Il suffit pour s'en convaincre de se transporter à quelques kilomètres de Concoret, dans le bourg de Mauron, pour en goûter une version typique, plus épaisse mais pas moins savoureuse. Nous voilà, après avoir grimpé une volée de marches en pierre ornées d'un garde-fou en fer forgé, plongé dans l'antre de Fleur de blé noir (2), une enseigne tenue par une polonaise, Bozeña, qui souhaite garder une certaine discrétion sur son identité, mais n'en est pas moins la preuve vivante que la fabrication de galettes de blé noir n'est pas l'apanage des Bretons. «On dirait les galettes de ma grand-mère qui les cuisait dans la cheminée, au feu de bois», juge Maurice Monvoisin, patron du bar Chez Momo, à un pâté de maisons, qui affirme le plus sérieusement du monde avoir été initié au goût du sarrasin en tétant tout petit du biberon avec des morceaux de galettes dedans.
Chez Bozeña, pas de pétrin de boulanger pour battre la pâte.
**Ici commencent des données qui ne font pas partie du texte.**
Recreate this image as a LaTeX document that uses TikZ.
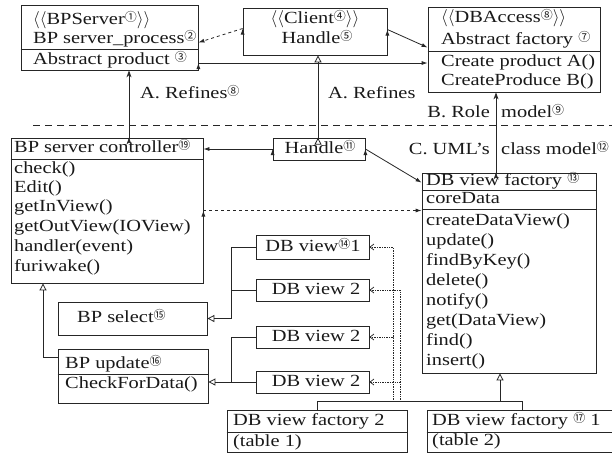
\documentclass[tikz,border=0pt]{standalone}
\usepackage{fontspec}
\setmainfont{Liberation Serif}[FakeStretch=1.2]
\newfontfamily\circfont{Noto Sans CJK SC}
\usetikzlibrary{shapes}
\usetikzlibrary{shapes.misc}
\usetikzlibrary{arrows.meta}
\newcommand{\cnum}[1]{\raisebox{3pt}{\circfont\fontsize{12}{12}\selectfont #1}}
\tikzset{
    mybox/.style = {rectangle, draw=black!85, line width=0.8pt, inner sep=0pt},
    myboxc/.style = {chamfered rectangle, chamfered rectangle xsep=13pt, chamfered rectangle ysep=13pt, draw=black!85, line width=0.8pt, inner sep=0pt},
    mytext/.style = {anchor=west, inner sep=0pt, text height=11pt, text depth=3pt, font=\fontsize{17}{20}\selectfont, text=black!90},
    mytextc/.style = {mytext, anchor=center},
    edgen/.style = {-, line width=0.8pt, black!85},
    edgea/.style = {-{Latex[length=6pt,width=4pt]}, line width=0.8pt, black!85},
    edged/.style = {edgea, dashed},
    edget/.style = {-{Triangle[open,length=7pt,width=7pt]}, line width=0.8pt, black!85},
    edges/.style = {-{Stealth[length=7pt,width=5pt]}, line width=0.8pt, black!85},
    edgev/.style = {-{Straight Barb[length=4pt,width=6pt]}, line width=0.7pt, black!85, densely dotted},
}

\begin{document}
\begin{tikzpicture}[x=1pt,y=-1pt]
\useasboundingbox[fill=white] (0,0) rectangle (612,456);
% role model
\node[myboxc, minimum width=177pt, minimum height=65pt] at (109.5,37.5) (bps) {};
\node[mytext] at (33,20) (bps1) {$\langle\langle$BPServer\cnum{①}$\rangle\rangle$};
\node[mytext] at (33,39) (bps2) {BP server\_process\cnum{②}};
\node[mytext] at (33,60) (bps3) {Abstract product \cnum{③}};
\node[myboxc, minimum width=144pt, minimum height=47pt] at (315,31.5) (clt) {};
\node[mytextc] at (315,19) (clt1) {$\langle\langle$Client\cnum{④}$\rangle\rangle$};
\node[mytextc] at (317,39) (clt2) {Handle\cnum{⑤}};
\node[myboxc, minimum width=172pt, minimum height=85pt] at (514,49.5) (dba) {};
\node[mytext] at (441,18) (dba1) {$\langle\langle$DBAccess\cnum{⑧}$\rangle\rangle$};
\node[mytext] at (441,40) (dba2) {Abstract factory \cnum{⑦}};
\node[mytext] at (441,62) (dba3) {Create product A()};
\node[mytext] at (441,81) (dba4) {CreateProduce B()};
\node[mytext] at (140,94) (refa) {A. Refines\cnum{⑧}};
\node[mytext] at (328,94) (refb) {A. Refines};
\node[mytext, anchor=east] at (490,113) (rol1) {B. Role};
\node[mytext] at (501,113) (rol2) {model\cnum{⑨}};
\node[mytext, anchor=east] at (490,150) (uml1) {C. UML’s};
\node[mytext] at (501,150) (uml2) {class model\cnum{⑫}};
% class model
\node[mybox, minimum width=192pt, minimum height=145pt] at (107,210.5) (bsc) {};
\node[mytext] at (14,148) (bsc0) {BP server controller\cnum{⑲}};
\node[mytext] at (14,169) (bsc1) {check()};
\node[mytext] at (14,188) (bsc2) {Edit()};
\node[mytext] at (14,207) (bsc3) {getInView()};
\node[mytext] at (14,227) (bsc4) {getOutView(IOView)};
\node[mytext] at (14,247) (bsc5) {handler(event)};
\node[mytext] at (14,267) (bsc6) {furiwake()};
\node[mybox, minimum width=92pt, minimum height=22pt] at (319,149) (hdl) {};
\node[mytextc] at (320,149) (hdl1) {Handle\cnum{⑪}};
\node[mybox, minimum width=174pt, minimum height=200pt] at (509,273) (dvf) {};
\node[mytext] at (426,181) (dvf0) {DB view factory \cnum{⑬}};
\node[mytext] at (426,199) (dvf1t) {coreData};
\node[mytext] at (426,221) (dvfm1) {createDataView()};
\node[mytext] at (426,241) (dvfm2) {update()};
\node[mytext] at (426,261) (dvfm3) {findByKey()};
\node[mytext] at (426,281) (dvfm4) {delete()};
\node[mytext] at (426,301) (dvfm5) {notify()};
\node[mytext] at (426,321) (dvfm6) {get(DataView)};
\node[mytext] at (426,341) (dvfm7) {find()};
\node[mytext] at (426,361) (dvfm8) {insert()};
\node[mybox, minimum width=113pt, minimum height=24pt] at (312.5,247) (dv1) {};
\node[mytextc] at (313,247) (dv1t) {DB view\cnum{⑭}1};
\node[mybox, minimum width=113pt, minimum height=22pt] at (312.5,290) (dv2) {};
\node[mytextc] at (316,290) (dv2t) {DB view 2};
\node[mybox, minimum width=113pt, minimum height=22pt] at (312.5,337) (dv3) {};
\node[mytextc] at (316,337) (dv3t) {DB view 2};
\node[mybox, minimum width=113pt, minimum height=22pt] at (312.5,382) (dv4) {};
\node[mytextc] at (316,382) (dv4t) {DB view 2};
\node[mybox, minimum width=149pt, minimum height=33pt] at (132.5,318.5) (bsel) {};
\node[mytext] at (77,318) (bsel1) {BP select\cnum{⑮}};
\node[mybox, minimum width=150pt, minimum height=54pt] at (133,376) (bupd) {};
\node[mytext] at (65,364) (bupd1) {BP update\cnum{⑯}};
\node[mytext] at (65,384) (bupd2) {CheckForData()};
\node[mybox, minimum width=180pt, minimum height=42pt] at (317,431) (dvf2) {};
\node[mytext] at (233,421) (dvf21) {DB view factory 2};
\node[mytext] at (233,442) (dvf22) {(table 1)};
\node[mybox, minimum width=190pt, minimum height=42pt] at (522,431) (dvf1) {};
\node[mytext] at (432,421) (dvf11) {DB view factory \cnum{⑰} 1};
\node[mytext] at (432,441) (dvf12) {(table 2)};
%
\draw[edgen] (bps.west |- 0,49) -- (bps.east |- 0,49);
\draw[edgen] (dba.west |- 0,51) -- (dba.east |- 0,51);
\draw[edgen] (bsc.west |- 0,159) -- (bsc.east |- 0,159);
\draw[edgen] (dvf.west |- 0,190) -- (dvf.east |- 0,190);
\draw[edgen] (dvf.west |- 0,209) -- (dvf.east |- 0,209);
\draw[edgen] (bupd.west |- 0,374) -- (bupd.east |- 0,374);
\draw[edgen] (dvf2.west |- 0,432) -- (dvf2.east |- 0,432);
\draw[edgen] (dvf1.west |- 0,432) -- (dvf1.east |- 0,432);
\draw[edgen, dash pattern=on 7pt off 5pt] (33,125) -- (612,125);
%
\draw[edged] ([yshift=3pt]clt.west) edge node {} ([yshift=-5pt]bps.east);
\draw[edgea] ([yshift=2pt]clt.east) edge node {} ([yshift=2pt]dba.west);
\draw[edgea] (bps.east |- 0,63) edge node {} (dba.west |- 0,63);
\draw[edges] ([xshift=22pt]bsc.north) edge node {} ([xshift=19.5pt]bps.south);
\draw[edget] ([xshift=-1pt]hdl.north) edge node {} ([xshift=3pt]clt.south);
\draw[edges] ([xshift=-13pt]dvf.north) edge node {} ([xshift=-18pt]dba.south);
\draw[edgea] (hdl.west) edge node {} (hdl.west -| bsc.east);
\draw[edgea] (hdl.east) edge node {} ([yshift=-10pt]dvf.north west);
\draw[edged] (bsc.east) edge node {} (bsc.east -| dvf.west);
\draw[edget] (dv1.west) -- ++(-24,0) |- (bsel.east);
\draw[edgen] (dv2.west) -- ++(-24,0);
\draw[edgen] (dv3.west) -- ++(-24,0) |- (dv4.west);
\draw[edget] (dv4.west) -- (dv4.west -| bupd.east);
\draw[edget] ([yshift=19pt]bupd.west) -| ([xshift=-64pt]bsc.south);
\draw[edget] (dvf2.north) -- ++(0,-8) -| ([xshift=-9pt]dvf.south);
\draw[edgen] (dvf1.north) -- ++(0,-8) -- ++(-22,0);
\draw[edgev] ([xshift=76pt,yshift=8pt]dvf2.north) |- (dv1.east);
\draw[edgev] ([xshift=76pt,yshift=8pt]dvf2.north) |- (dv3.east);
\draw[edgev] ([xshift=83pt,yshift=8pt]dvf2.north) |- (dv2.east);
\draw[edgev] ([xshift=83pt,yshift=8pt]dvf2.north) |- (dv4.east);
\end{tikzpicture}
\end{document}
Tout est fait à la main. Elle a également mis au point un mélange de farines tout personnel, aux goûts plus ou moins puissants, provenant de trois moulins différents. «J'utilise aussi parfois de la farine moulue à l'ancienne, avec le grain entier, précise-t-elle, de son accent à couper au couteau. Cela donne un goût plus fort, plus parfumé.» Comment cette native de Cracovie est-elle devenue championne de la rozell en plein pays gallo ? En cherchant un travail qu'elle pourrait exercer rapidement, raconte-t-elle, et après avoir suivi un stage à l'école de maître crêpier de Maure-de-Bretagne, aujourd'hui installée à Rennes. Son rêve ? Retourner en Pologne pour y ouvrir une crêperie. Elle sourit : «Quand les Bretons me diront que mes galettes sont correctes.»
(1) La Dorbelais, Concoret (56). Rens. : 02 97 22 95 12. (2) 15, place de l'Eglise, Mauron (56). Rens. : 02 97 22 61 04.